Requirement>
Quote, line for line, the entries from the first through the one containing "const spacing = '1px';". Pictures are left out.

Code that draws figures>
--
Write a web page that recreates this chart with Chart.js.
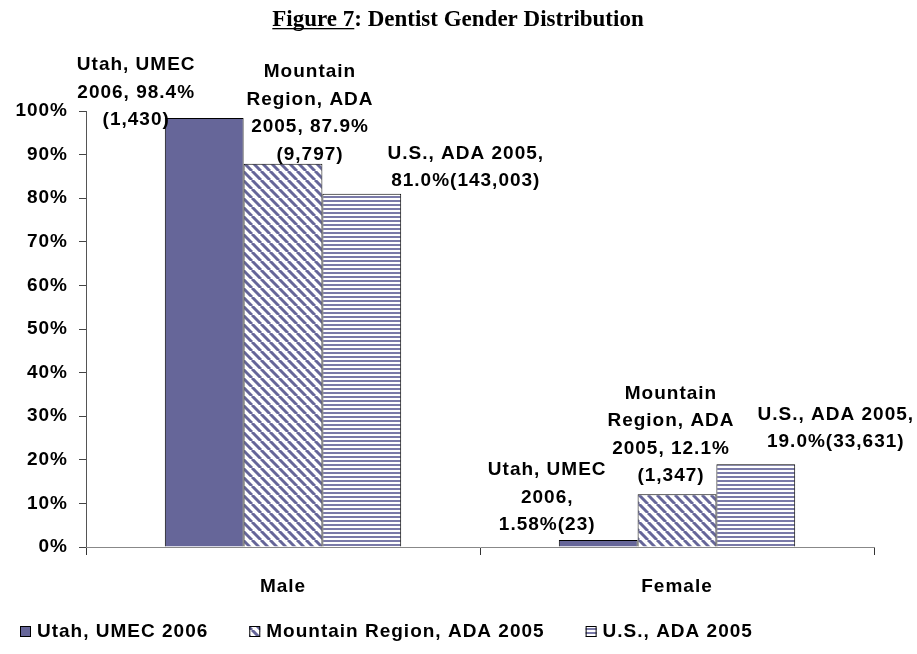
<!DOCTYPE html>
<html>
<head>
<meta charset="utf-8">
<title>Dentist Gender Distribution</title>
<script src="https://cdn.jsdelivr.net/npm/chart.js@4.4.0/dist/chart.umd.min.js"></script>
<style>
    body { margin: 0; background: #fff; }
    #chartWrap { width: 917px; height: 654px; }
</style>
</head>
<body>
<div id="chartWrap"><canvas id="genderChart" width="917" height="654"></canvas></div>
<script>
// Datos
const categories = ['Male', 'Female'];
const seriesNames = ['Utah, UMEC 2006', 'Mountain Region, ADA 2005', 'U.S., ADA 2005'];
const utahValues = [98.4, 1.58];
const mountainValues = [87.9, 12.1];
const usValues = [81.0, 19.0];
const yTickMax = 100;
const yTickStep = 10;

// Etiquetas de cada barra (texto en varias lineas)
const utahLabels = [['Utah, UMEC', '2006, 98.4%', '(1,430)'], ['Utah, UMEC', '2006,', '1.58%(23)']];
const mountainLabels = [['Mountain', 'Region, ADA', '2005, 87.9%', '(9,797)'], ['Mountain', 'Region, ADA', '2005, 12.1%', '(1,347)']];
const usLabels = [['U.S., ADA 2005,', '81.0%(143,003)'], ['U.S., ADA 2005,', '19.0%(33,631)']];

document.addEventListener('DOMContentLoaded', function() {
    const canvas = document.getElementById('genderChart');
    const ctx = canvas.getContext('2d');
    const purple = '#666699';
    const boldFont = 'bold 19px "Liberation Sans", Arial, sans-serif';
    const spacing = '1px';

    // Tramas de relleno
    function diagonalPattern() {
        const c = document.createElement('canvas');
        c.width = 9; c.height = 9;
        const p = c.getContext('2d');
        p.fillStyle = '#fff';
        p.fillRect(0, 0, 9, 9);
        p.strokeStyle = purple;
        p.lineWidth = 3;
        [-9, 0, 9].forEach(k => {
            p.beginPath();
            p.moveTo(k, 0);
            p.lineTo(k + 9, 9);
            p.stroke();
        });
        return ctx.createPattern(c, 'repeat');
    }
    function horizontalPattern() {
        const c = document.createElement('canvas');
        c.width = 4; c.height = 4;
        const p = c.getContext('2d');
        p.fillStyle = '#fff';
        p.fillRect(0, 0, 4, 4);
        p.fillStyle = '#7a7aa8';
        p.fillRect(0, 0, 4, 2);
        return ctx.createPattern(c, 'repeat');
    }
    const fills = [purple, diagonalPattern(), horizontalPattern()];

    // Posicion de cada etiqueta respecto a la parte superior de la barra
    const labelOffsets = [
        [{ dx: -68, dy: 2 }, { dx: -51, dy: -15 }],
        [{ dx: 27, dy: -9 }, { dx: -6, dy: -18 }],
        [{ dx: 104, dy: -13 }, { dx: 80, dy: -22 }]
    ];
    const allLabels = [utahLabels, mountainLabels, usLabels];
    const lineHeight = 27.5;

    const spacingPlugin = {
        id: 'spacing',
        beforeLayout(chart) { chart.ctx.letterSpacing = spacing; },
        beforeDraw(chart) {
            chart.ctx.letterSpacing = spacing;
            chart.ctx.fillStyle = '#fff';
            chart.ctx.fillRect(0, 0, chart.width, chart.height);
        }
    };

    const labelsPlugin = {
        id: 'barLabels',
        afterDatasetsDraw(chart) {
            const c = chart.ctx;
            c.save();
            c.letterSpacing = spacing;
            c.font = boldFont;
            c.fillStyle = '#000';
            c.textAlign = 'center';
            c.textBaseline = 'middle';
            chart.data.datasets.forEach((ds, i) => {
                const meta = chart.getDatasetMeta(i);
                meta.data.forEach((bar, j) => {
                    const lines = allLabels[i][j];
                    const off = labelOffsets[i][j];
                    const baseY = bar.y + off.dy;
                    lines.forEach((line, k) => {
                        const y = baseY - (lines.length - 1 - k) * lineHeight;
                        c.fillText(line, bar.x + off.dx, y);
                    });
                });
            });
            c.restore();
        },
        afterDraw(chart) {
            const c = chart.ctx;
            c.save();
            // Titulo
            c.letterSpacing = '0px';
            c.font = 'bold 23px "Liberation Serif", "Times New Roman", serif';
            c.fillStyle = '#000';
            c.textBaseline = 'alphabetic';
            c.textAlign = 'left';
            const part1 = 'Figure 7';
            const part2 = ': Dentist Gender Distribution';
            const w1 = c.measureText(part1).width;
            const w2 = c.measureText(part2).width;
            const tx = 458 - (w1 + w2) / 2;
            const ty = 26;
            c.fillText(part1, tx, ty);
            c.fillText(part2, tx + w1, ty);
            c.fillRect(tx, ty + 2, w1, 1.3);

            // Leyenda
            c.letterSpacing = spacing;
            c.font = boldFont;
            c.textBaseline = 'middle';
            let x = 20;
            const ly = 632;
            seriesNames.forEach((name, i) => {
                c.fillStyle = fills[i];
                c.fillRect(x, ly - 6, 11, 11);
                c.strokeStyle = '#000';
                c.lineWidth = 1;
                c.strokeRect(x + 0.5, ly - 5.5, 10, 10);
                c.fillStyle = '#000';
                c.fillText(name, x + 17, ly);
                x += 17 + c.measureText(name).width + 41;
            });
            c.restore();
        }
    };

    const genderChart = new Chart(ctx, {
        type: 'bar',
        data: {
            labels: categories,
            datasets: [utahValues, mountainValues, usValues].map((vals, i) => ({
                label: seriesNames[i],
                data: vals,
                backgroundColor: fills[i],
                borderColor: '#000',
                borderWidth: 1,
                borderSkipped: 'bottom'
            }))
        },
        options: {
            responsive: false,
            animation: false,
            events: [],
            layout: {
                padding: { top: 111, right: 43, bottom: 0, left: 0 }
            },
            datasets: {
                bar: {
                    categoryPercentage: 0.6,
                    barPercentage: 1.0
                }
            },
            plugins: {
                legend: { display: false },
                title: { display: false },
                tooltip: { enabled: false }
            },
            scales: {
                y: {
                    min: 0,
                    max: yTickMax,
                    afterFit(scale) { scale.width = 86; },
                    ticks: {
                        stepSize: yTickStep,
                        padding: 11,
                        color: '#000',
                        font: { family: '"Liberation Sans", Arial, sans-serif', size: 19, weight: 'bold' },
                        callback: v => v + '%'
                    },
                    grid: {
                        drawOnChartArea: false,
                        tickLength: 7,
                        color: '#444'
                    },
                    border: { color: '#555', width: 1 }
                },
                x: {
                    afterFit(scale) { scale.height = 107; },
                    ticks: {
                        padding: 20,
                        color: '#000',
                        font: { family: '"Liberation Sans", Arial, sans-serif', size: 19, weight: 'bold' }
                    },
                    grid: {
                        offset: true,
                        drawOnChartArea: false,
                        tickLength: 8,
                        color: '#333'
                    },
                    border: { color: '#888', width: 1 }
                }
            }
        },
        plugins: [spacingPlugin, labelsPlugin]
    });
});
</script>
</body>
</html>
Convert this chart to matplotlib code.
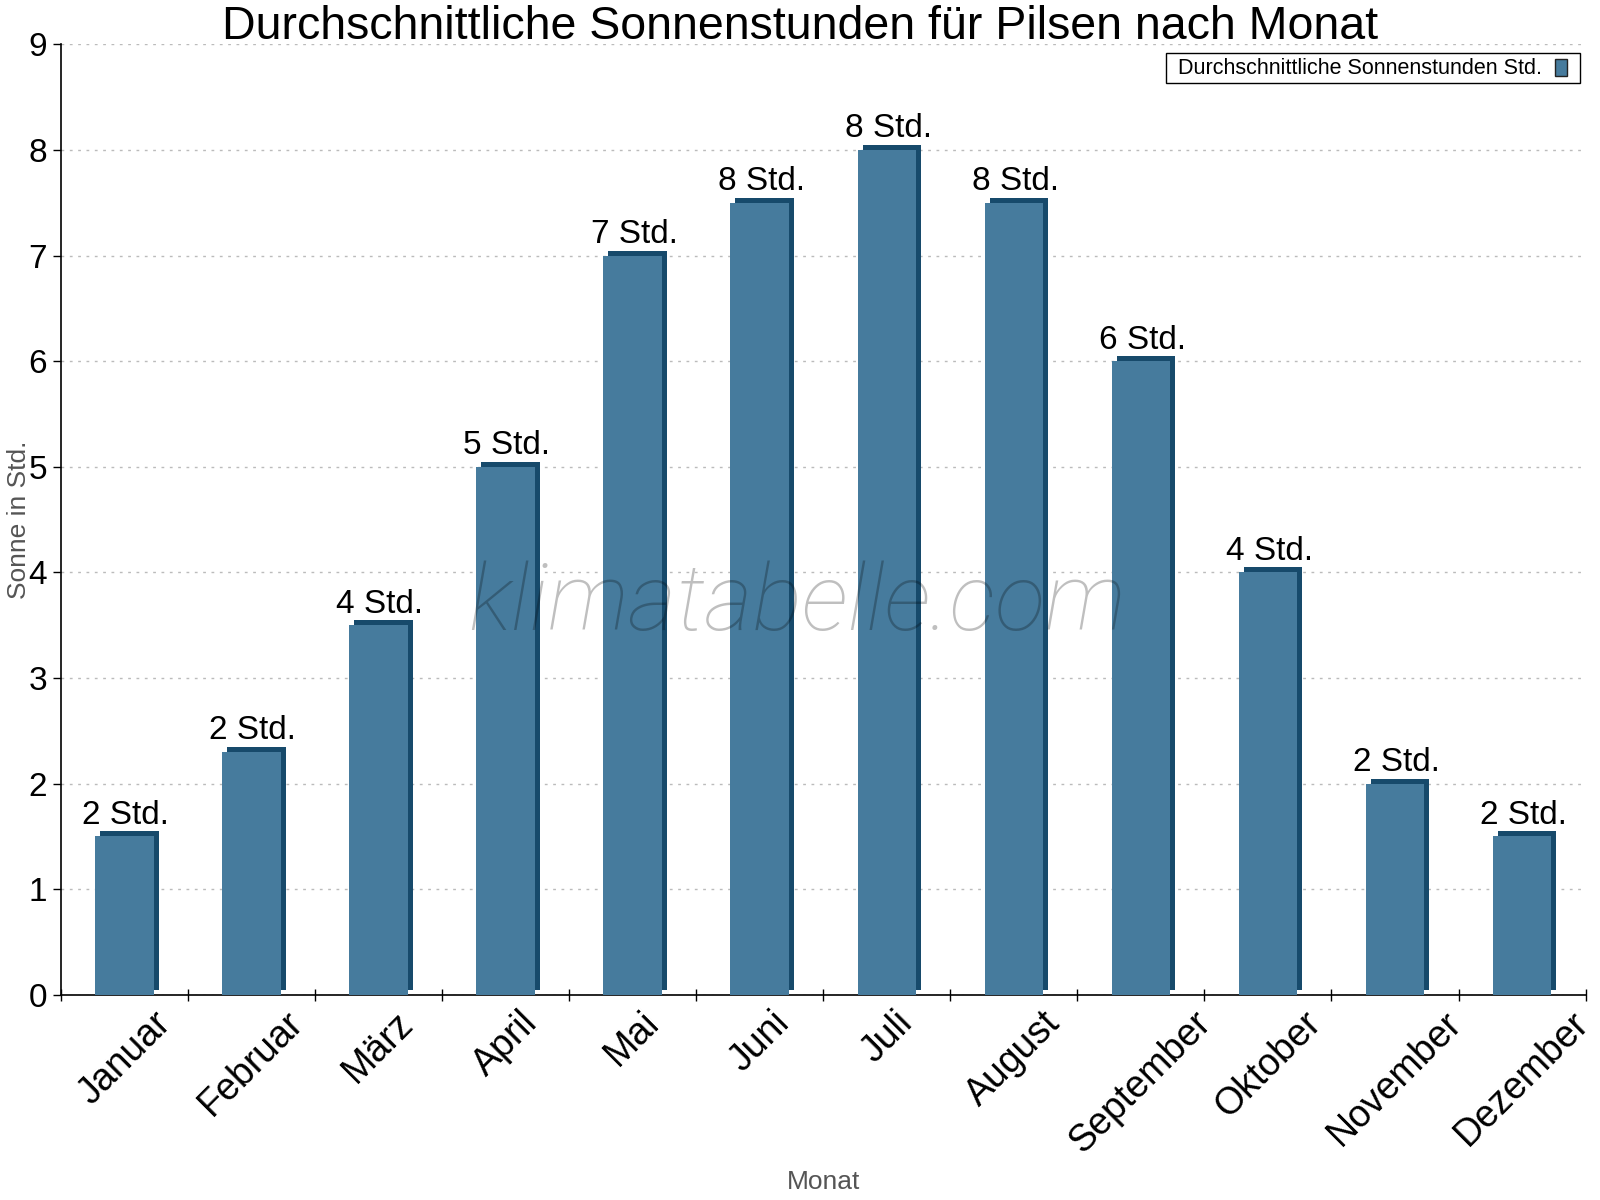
#import dependencies
import numpy as np
import matplotlib.pyplot as plt
import matplotlib.patches as patches
from matplotlib.transforms import ScaledTranslation

plt.rcParams['font.family'] = ['Liberation Sans', 'DejaVu Sans']

# data
months = ['Januar', 'Februar', 'März', 'April', 'Mai', 'Juni',
          'Juli', 'August', 'September', 'Oktober', 'November', 'Dezember']
sun_hours = [1.5, 2.3, 3.5, 5.0, 7.0, 7.5, 8.0, 7.5, 6.0, 4.0, 2.0, 1.5]
bar_labels = ['2 Std.', '2 Std.', '4 Std.', '5 Std.', '7 Std.', '8 Std.',
              '8 Std.', '8 Std.', '6 Std.', '4 Std.', '2 Std.', '2 Std.']
legend_label = 'Durchschnittliche Sonnenstunden Std.'

front = '#467b9d'
side = '#174a6b'

fig = plt.figure(figsize=(16, 12), dpi=100)
ax = fig.add_axes([0.038, 0.171, 0.953, 0.792])

x = np.arange(len(months))
w = 0.46

# 3d look: dark bar shifted up/right behind the front bar
shift = ax.transData + ScaledTranslation(5/100, 5/100, fig.dpi_scale_trans)
ax.bar(x, sun_hours, width=w, color=side, transform=shift, zorder=2)
ax.bar(x, sun_hours, width=w, color=front, zorder=3)

for xi, v, lab in zip(x, sun_hours, bar_labels):
    ax.annotate(lab, (xi, v), xytext=(1, 4), textcoords='offset points',
                ha='center', va='bottom', fontsize=24, color='black', zorder=4)

ax.set_xlim(-0.5, 11.5)
ax.set_ylim(0, 9)
ax.set_yticks(range(10))
ax.yaxis.grid(True, linestyle=(0, (2, 4)), color='#bbbbbb', linewidth=1)
ax.set_axisbelow(True)

ax.set_xticks(np.arange(-0.5, 12, 1))
ax.set_xticklabels([])
ax.tick_params(axis='x', length=9, width=1, direction='inout')
ax.tick_params(axis='y', length=6, width=1, labelsize=24, pad=4)
off = ax.transData + ScaledTranslation(0, -10/100, fig.dpi_scale_trans)
for xi, m in zip(x, months):
    ax.text(xi, 0, m, rotation=45, ha='center', va='top',
            fontsize=27, transform=off)

ax.spines['top'].set_visible(False)
ax.spines['right'].set_visible(False)
ax.spines['left'].set_linewidth(1.2)
ax.spines['bottom'].set_linewidth(1.2)

fig.text(0.5, 0.9675, 'Durchschnittliche Sonnenstunden für Pilsen nach Monat',
         fontsize=33.5, ha='center', va='baseline')
ax.set_ylabel('Sonne in Std.', fontsize=19, color='#555555')
ax.yaxis.set_label_coords(-0.0195, 0.5)
fig.text(0.515, 0.005, 'Monat', fontsize=19, color='#555555', ha='center',
         va='bottom')

ax.text(0.483, 0.41, 'klimatabelle.com', transform=ax.transAxes, fontsize=67,
        style='italic', family=['Roboto', 'Liberation Sans'], fontweight='light',
        color='black', alpha=0.25, ha='center', va='center', zorder=5)

# legend box drawn by hand (text left, colour swatch right)
W, H = 1600, 1200
box = patches.Rectangle((1166/W, 1 - 83/H), 414/W, 30/H, transform=fig.transFigure,
                        facecolor='white', edgecolor='black', linewidth=1,
                        zorder=6, clip_on=False)
fig.patches.append(box)
swatch = patches.Rectangle((1555/W, 1 - 76/H), 12/W, 17/H, transform=fig.transFigure,
                           facecolor=front, edgecolor='#222222', linewidth=1,
                           zorder=7, clip_on=False)
fig.patches.append(swatch)
fig.text(1178/W, 1 - 68/H, legend_label, fontsize=15.5, ha='left', va='center',
         zorder=7)

fig.savefig('out.png', dpi=100)
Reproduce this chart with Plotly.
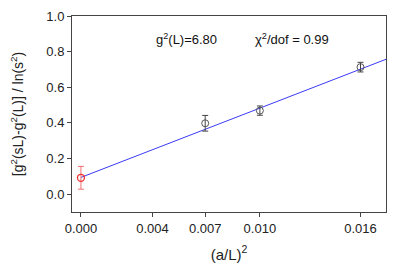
--
Solution below>
Write a web page that recreates this chart with Chart.js.
<!DOCTYPE html>
<html>
<head>
<meta charset="utf-8">
<title>Dentist Gender Distribution</title>
<script src="https://cdn.jsdelivr.net/npm/chart.js@4.4.0/dist/chart.umd.min.js"></script>
<style>
    body { margin: 0; background: #fff; }
    #chartWrap { width: 917px; height: 654px; }
</style>
</head>
<body>
<div id="chartWrap"><canvas id="genderChart" width="917" height="654"></canvas></div>
<script>
// Datos
const categories = ['Male', 'Female'];
const seriesNames = ['Utah, UMEC 2006', 'Mountain Region, ADA 2005', 'U.S., ADA 2005'];
const utahValues = [98.4, 1.58];
const mountainValues = [87.9, 12.1];
const usValues = [81.0, 19.0];
const yTickMax = 100;
const yTickStep = 10;

// Etiquetas de cada barra (texto en varias lineas)
const utahLabels = [['Utah, UMEC', '2006, 98.4%', '(1,430)'], ['Utah, UMEC', '2006,', '1.58%(23)']];
const mountainLabels = [['Mountain', 'Region, ADA', '2005, 87.9%', '(9,797)'], ['Mountain', 'Region, ADA', '2005, 12.1%', '(1,347)']];
const usLabels = [['U.S., ADA 2005,', '81.0%(143,003)'], ['U.S., ADA 2005,', '19.0%(33,631)']];

document.addEventListener('DOMContentLoaded', function() {
    const canvas = document.getElementById('genderChart');
    const ctx = canvas.getContext('2d');
    const purple = '#666699';
    const boldFont = 'bold 19px "Liberation Sans", Arial, sans-serif';
    const spacing = '1px';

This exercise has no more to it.